Daniel Daniel - 2 months ago 6
R Question

Conditional delete rows: delete the quasi-identical rows but not the identical

I have a data frame, and I need depurate it according with two values that are "quasi-identical" in the rows. I only need to delete the observations that differs but not the identical.
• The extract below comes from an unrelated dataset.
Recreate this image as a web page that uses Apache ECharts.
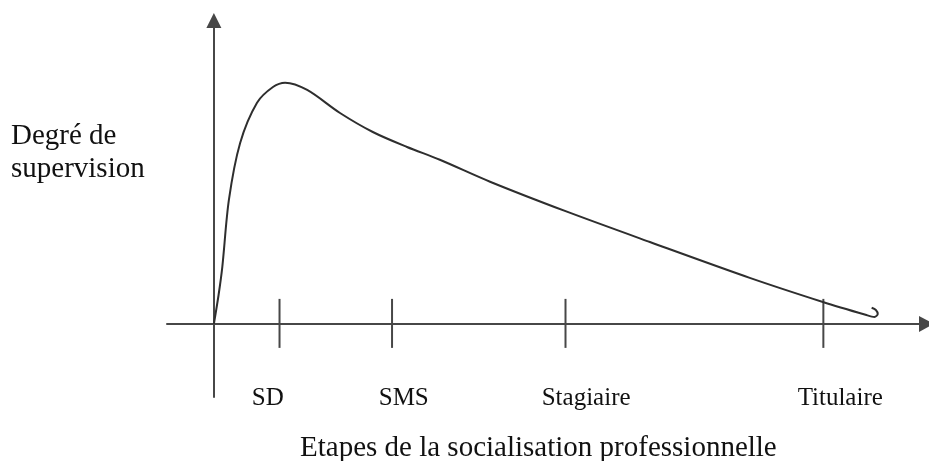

I try do this using

agrep
but this function also delete the identical observations.

Id<-c("RoLu1976","Rolu1976","RoLu1976","AlBl1989","ThSa1996")
Art<-c("Econometric Policy Evaluation: A Critique","Econometric Policy Evaluations A Critique","Econometric Policy Evaluation: A Critique", "Rules after discretion", "Expectations and the Nonneutrality of Lucas")
Id.1<-c("FiKy1989","FiKy1989","BeBe1983","JoSt1989","JoSt1990")
Art.1<-c("Notes on the Lucas Critique","Notes on the Lucas Critique","The Inconsistency of Optimal Plans","The Inconsistency","Notes on the Lucas")
N<-data.frame(Id,Art,Id.1,Art.1)


The quasi identical values in the above
dataframe
is in
Art
column on the two first observation, which are different just for a
s
and
:
.

In the above case the final data frame should be (note that the identical values wasn't delete):

Id Art Id.1 Art.1
RoLu1976 Econometric Policy Evaluation: A Critique FiKy1989 Notes on the Lucas Critique
RoLu1976 Econometric Policy Evaluation: A Critique BeBe1983 The Inconsistency of Optimal Plans
AlBl1989 Rules after discretion JoSt1989 The Inconsistency
ThSa1996 Expectations and the Nonneutrality of Lucas JoSt1990 Notes on the Lucas


What I did was this:

yy = NULL
for(i in 1:length(N$Art)){
temp = agrep(N[i,"Art"],N$Art,value=T)
y = ifelse(any(N[i,"Art"]==temp),temp[1],N[i,"Art"])
yy = c(yy,y)
}
N$Art = yy
N.2 = N[!duplicated(N$Art), ]


But it delete both values: identical and quasi identical.

How can I do it?

Answer

You could store the indices of things that are identical in the original Art column, and use that in combination with the results after de-duplication, e.g.

originallyDuplicated <- duplicated(N$Art)
# then run your snippet to generate `yy`

So you want to get rid of things that are duplicated now, but not originally.

N[!(duplicated(yy) & !originallyDuplicated),]

Though to me it seems that rather than basing your exclusion criteria purely on the Art column, it would make more sense to exclude a row if every column in the row was duplicated (or almost duplicated) elsewhere in the table. (e.g. compare on the Art.1, Id.1, ID etc column too?)